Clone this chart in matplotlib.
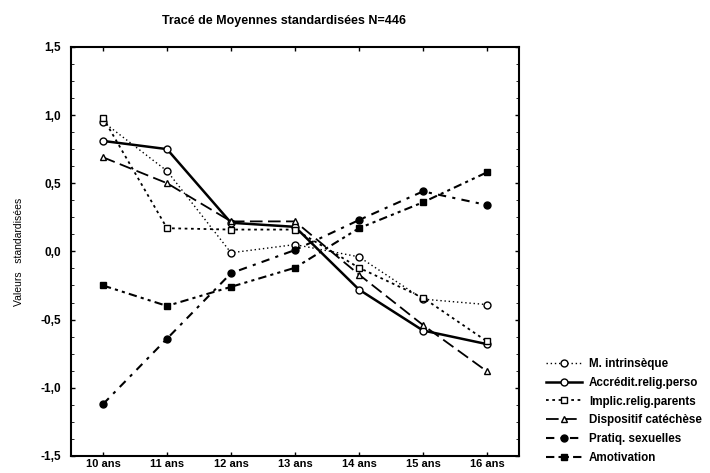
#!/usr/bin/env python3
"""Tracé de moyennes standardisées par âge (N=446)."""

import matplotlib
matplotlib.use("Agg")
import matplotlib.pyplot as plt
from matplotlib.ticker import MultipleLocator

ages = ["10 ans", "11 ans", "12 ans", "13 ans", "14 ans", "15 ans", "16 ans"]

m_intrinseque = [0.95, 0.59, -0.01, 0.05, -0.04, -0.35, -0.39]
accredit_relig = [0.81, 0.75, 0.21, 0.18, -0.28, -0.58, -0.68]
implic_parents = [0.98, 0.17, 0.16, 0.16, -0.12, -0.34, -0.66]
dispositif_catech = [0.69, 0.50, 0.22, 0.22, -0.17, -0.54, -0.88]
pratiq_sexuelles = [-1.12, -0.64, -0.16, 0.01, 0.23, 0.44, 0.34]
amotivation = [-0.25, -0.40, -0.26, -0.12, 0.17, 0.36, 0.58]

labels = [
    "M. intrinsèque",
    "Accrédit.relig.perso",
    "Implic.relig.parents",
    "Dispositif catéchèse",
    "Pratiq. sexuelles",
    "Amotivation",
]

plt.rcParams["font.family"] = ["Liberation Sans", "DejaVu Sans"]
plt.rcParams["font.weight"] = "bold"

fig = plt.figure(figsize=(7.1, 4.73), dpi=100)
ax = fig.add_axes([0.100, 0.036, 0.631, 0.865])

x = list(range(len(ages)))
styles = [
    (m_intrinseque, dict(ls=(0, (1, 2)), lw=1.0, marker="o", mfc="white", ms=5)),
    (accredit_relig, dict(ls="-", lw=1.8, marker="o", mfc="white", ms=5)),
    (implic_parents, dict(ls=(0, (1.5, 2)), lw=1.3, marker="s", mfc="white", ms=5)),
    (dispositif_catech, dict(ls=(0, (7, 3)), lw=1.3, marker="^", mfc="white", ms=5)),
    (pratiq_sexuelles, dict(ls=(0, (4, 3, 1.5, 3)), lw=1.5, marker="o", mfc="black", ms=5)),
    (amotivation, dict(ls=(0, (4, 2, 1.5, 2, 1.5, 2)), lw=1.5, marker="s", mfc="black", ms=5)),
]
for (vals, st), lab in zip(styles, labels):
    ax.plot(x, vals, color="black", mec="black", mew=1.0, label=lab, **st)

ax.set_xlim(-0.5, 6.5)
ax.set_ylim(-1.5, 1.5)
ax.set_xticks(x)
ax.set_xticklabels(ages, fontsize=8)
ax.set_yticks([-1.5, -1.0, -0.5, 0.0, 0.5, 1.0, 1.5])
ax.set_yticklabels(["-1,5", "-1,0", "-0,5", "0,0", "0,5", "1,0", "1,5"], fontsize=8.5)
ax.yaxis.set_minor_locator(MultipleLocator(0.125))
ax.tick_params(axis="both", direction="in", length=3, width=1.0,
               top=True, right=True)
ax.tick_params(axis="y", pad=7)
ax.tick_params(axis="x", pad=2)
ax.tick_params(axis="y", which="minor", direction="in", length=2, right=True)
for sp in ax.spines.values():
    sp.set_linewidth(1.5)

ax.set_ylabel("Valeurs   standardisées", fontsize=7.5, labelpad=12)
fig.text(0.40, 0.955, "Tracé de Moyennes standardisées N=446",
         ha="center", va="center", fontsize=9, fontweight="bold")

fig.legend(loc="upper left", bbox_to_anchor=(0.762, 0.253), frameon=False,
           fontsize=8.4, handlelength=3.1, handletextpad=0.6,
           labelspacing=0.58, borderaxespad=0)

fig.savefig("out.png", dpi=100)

_ _ _

TASK PROMPT: Reproduce the data above in full, exactly as it is, with the pictures left out.

OUTPUT FOR THIS EXERCISE:
Clone this chart in matplotlib.
#!/usr/bin/env python3
"""Tracé de moyennes standardisées par âge (N=446)."""

import matplotlib
matplotlib.use("Agg")
import matplotlib.pyplot as plt
from matplotlib.ticker import MultipleLocator

ages = ["10 ans", "11 ans", "12 ans", "13 ans", "14 ans", "15 ans", "16 ans"]

m_intrinseque = [0.95, 0.59, -0.01, 0.05, -0.04, -0.35, -0.39]
accredit_relig = [0.81, 0.75, 0.21, 0.18, -0.28, -0.58, -0.68]
implic_parents = [0.98, 0.17, 0.16, 0.16, -0.12, -0.34, -0.66]
dispositif_catech = [0.69, 0.50, 0.22, 0.22, -0.17, -0.54, -0.88]
pratiq_sexuelles = [-1.12, -0.64, -0.16, 0.01, 0.23, 0.44, 0.34]
amotivation = [-0.25, -0.40, -0.26, -0.12, 0.17, 0.36, 0.58]

labels = [
    "M. intrinsèque",
    "Accrédit.relig.perso",
    "Implic.relig.parents",
    "Dispositif catéchèse",
    "Pratiq. sexuelles",
    "Amotivation",
]

plt.rcParams["font.family"] = ["Liberation Sans", "DejaVu Sans"]
plt.rcParams["font.weight"] = "bold"

fig = plt.figure(figsize=(7.1, 4.73), dpi=100)
ax = fig.add_axes([0.100, 0.036, 0.631, 0.865])

x = list(range(len(ages)))
styles = [
    (m_intrinseque, dict(ls=(0, (1, 2)), lw=1.0, marker="o", mfc="white", ms=5)),
    (accredit_relig, dict(ls="-", lw=1.8, marker="o", mfc="white", ms=5)),
    (implic_parents, dict(ls=(0, (1.5, 2)), lw=1.3, marker="s", mfc="white", ms=5)),
    (dispositif_catech, dict(ls=(0, (7, 3)), lw=1.3, marker="^", mfc="white", ms=5)),
    (pratiq_sexuelles, dict(ls=(0, (4, 3, 1.5, 3)), lw=1.5, marker="o", mfc="black", ms=5)),
    (amotivation, dict(ls=(0, (4, 2, 1.5, 2, 1.5, 2)), lw=1.5, marker="s", mfc="black", ms=5)),
]
for (vals, st), lab in zip(styles, labels):
    ax.plot(x, vals, color="black", mec="black", mew=1.0, label=lab, **st)

ax.set_xlim(-0.5, 6.5)
ax.set_ylim(-1.5, 1.5)
ax.set_xticks(x)
ax.set_xticklabels(ages, fontsize=8)
ax.set_yticks([-1.5, -1.0, -0.5, 0.0, 0.5, 1.0, 1.5])
ax.set_yticklabels(["-1,5", "-1,0", "-0,5", "0,0", "0,5", "1,0", "1,5"], fontsize=8.5)
ax.yaxis.set_minor_locator(MultipleLocator(0.125))
ax.tick_params(axis="both", direction="in", length=3, width=1.0,
               top=True, right=True)
ax.tick_params(axis="y", pad=7)
ax.tick_params(axis="x", pad=2)
ax.tick_params(axis="y", which="minor", direction="in", length=2, right=True)
for sp in ax.spines.values():
    sp.set_linewidth(1.5)

ax.set_ylabel("Valeurs   standardisées", fontsize=7.5, labelpad=12)
fig.text(0.40, 0.955, "Tracé de Moyennes standardisées N=446",
         ha="center", va="center", fontsize=9, fontweight="bold")

fig.legend(loc="upper left", bbox_to_anchor=(0.762, 0.253), frameon=False,
           fontsize=8.4, handlelength=3.1, handletextpad=0.6,
           labelspacing=0.58, borderaxespad=0)

fig.savefig("out.png", dpi=100)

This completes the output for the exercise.